I can see from your Instagram that you're a fan of foraging?
Yes! I love wild food and think it's really undervalued, especially here in Scotland where we have some amazing edible plants. I think more people are foraging recently, but it's still nothing like what it was before the 50s, or even nowadays abroad; there are so many cultures that make foraging a part of daily life. It's not even "foraging" there, just eating- and it's not just the preserve of people with time and money. A friend of mine from the Czech Republic told me you have to get up very early to get the best stuff, before other people find it- especially the "babis" (grandmas)! I think it would be great if we could get to that stage here, with everyone just finding a bit of what they eat, sustainably. By posting about my own finds, and hosting wild food pop-ups, I'm trying to encourage that.
What exciting things are coming up for you?

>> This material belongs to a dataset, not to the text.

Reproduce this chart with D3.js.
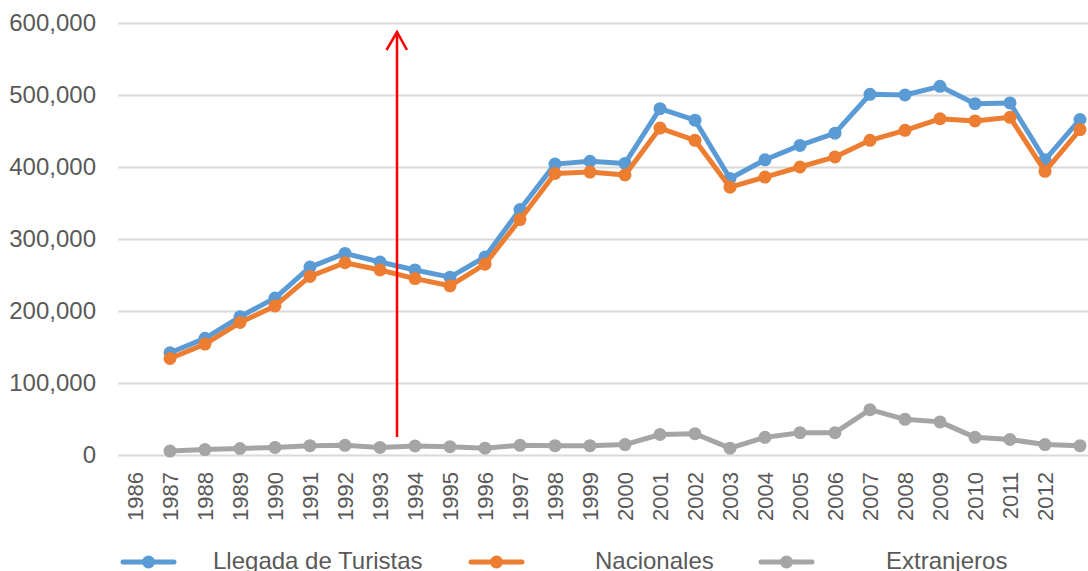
<!DOCTYPE html>
<html>
<head>
<meta charset="utf-8">
<script src="https://cdn.jsdelivr.net/npm/d3@7"></script>
<style>
  body { margin: 0; background: #fff; }
  svg { display: block; font-family: "Liberation Sans", Arial, sans-serif; }
</style>
</head>
<body>
<svg id="chart" width="1088" height="571"></svg>
<script>
// category slots on the axis (last slot carries no label)
var categories = ["1986","1987","1988","1989","1990","1991","1992","1993","1994","1995",
  "1996","1997","1998","1999","2000","2001","2002","2003","2004","2005","2006","2007",
  "2008","2009","2010","2011","2012",""]

var turistas = [null,142000,162000,192000,218000,261000,280000,268000,257000,247000,
  275000,341000,404000,408000,405000,481000,465000,384000,410000,430000,447000,501000,
  500000,512000,488000,489000,410000,466000]

var nacionales = [null,134000,154000,184000,207000,248000,267000,257000,245000,235000,
  265000,327000,391000,393000,389000,454000,437000,372000,386000,400000,414000,437000,
  451000,467000,464000,469000,394000,452000]

var extranjeros = [null,5500,7500,9000,10500,13000,13500,10500,12500,11500,
  9500,13500,13000,13000,14500,28500,29500,9500,24500,31000,31000,63000,
  49500,46000,24500,21500,14500,13000]

var yTicks = [0,100000,200000,300000,400000,500000,600000]

var seriesNames = ["Llegada de Turistas","Nacionales","Extranjeros"]
var seriesColors = ["#5B9BD5","#ED7D31","#A5A5A5"]

var svg = d3.select("#chart")
var width = 1088, height = 571

var x = d3.scaleBand().domain(categories).range([117.5, 1097.5]).padding(0)
var cx = function(c){ return x(c) + x.bandwidth()/2 }
var y = d3.scaleLinear().domain([0,600000]).range([455,23])

//gridlines + y labels
var yAxis = svg.append("g")
    .attr("transform","translate(118,0)")
    .call(d3.axisLeft(y).tickValues(yTicks).tickSize(-(width-118))
      .tickFormat(d3.format(",")).tickPadding(22))
yAxis.select(".domain").remove()
yAxis.selectAll(".tick line").attr("stroke","#D9D9D9").attr("stroke-width",2)
yAxis.selectAll(".tick text")
    .attr("fill","#595959")
    .style("font-size","24px")
    .style("font-family","'Liberation Sans', Arial, sans-serif")

//x labels, vertical
var xAxis = svg.append("g")
    .attr("transform","translate(0,472)")
    .call(d3.axisBottom(x).tickSize(0).tickPadding(0))
xAxis.select(".domain").remove()
xAxis.selectAll(".tick text")
    .attr("fill","#595959")
    .attr("transform","rotate(-90)")
    .attr("x",0).attr("y",0).attr("dy","0.35em")
    .style("text-anchor","end")
    .style("font-size","22px")
    .style("font-family","'Liberation Sans', Arial, sans-serif")

//series
var allSeries = [turistas, nacionales, extranjeros]
var line = d3.line()
    .defined(function(d){ return d.v != null })
    .x(function(d){ return cx(d.c) })
    .y(function(d){ return y(d.v) })

allSeries.forEach(function(vals, i){
  var pts = vals.map(function(v, j){ return {c: categories[j], v: v} })
  var g = svg.append("g").attr("class","series s"+i)
  g.append("path")
      .datum(pts)
      .attr("fill","none")
      .attr("stroke",seriesColors[i])
      .attr("stroke-width",5)
      .attr("stroke-linejoin","round")
      .attr("d",line)
  g.selectAll("circle")
      .data(pts.filter(function(d){ return d.v != null }))
    .enter().append("circle")
      .attr("cx",function(d){ return cx(d.c) })
      .attr("cy",function(d){ return y(d.v) })
      .attr("r",6.5)
      .attr("fill",seriesColors[i])
})

//red arrow annotation
var arrow = svg.append("g").attr("stroke","#FF0000").attr("stroke-width",2.5).attr("fill","none")
arrow.append("line").attr("x1",397).attr("y1",437).attr("x2",397).attr("y2",33)
arrow.append("polyline").attr("points","386.5,50 397,32 407,50")

//legend
var legendX = [121, 469, 759]
var legendTextX = [213, 595, 886]
var legend = svg.append("g")
seriesNames.forEach(function(name, i){
  var lg = legend.append("g")
  lg.append("line")
      .attr("x1",legendX[i]+2).attr("x2",legendX[i]+53)
      .attr("y1",562).attr("y2",562)
      .attr("stroke",seriesColors[i]).attr("stroke-width",5)
      .attr("stroke-linecap","round")
  lg.append("circle")
      .attr("cx",legendX[i]+27.5).attr("cy",562).attr("r",6.5)
      .attr("fill",seriesColors[i])
  lg.append("text")
      .attr("x",legendTextX[i]).attr("y",569)
      .attr("fill","#595959")
      .style("font-size","24px")
      .text(name)
})
</script>
</body>
</html>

I’ve got a lot to look forward to at the moment. In not too long I’m heading off on something of a culinary adventure, cooking in a few different kitchens abroad and learning what I can of different cuisines! When I come back- full of inspiration- I’m also hosting a series of pop-up dinners here in Glasgow. I’m already obsessing over the menus for those, so can’t wait to get started! I dream of opening my own place someday, so maybe that’s not too far away either- or so I hope!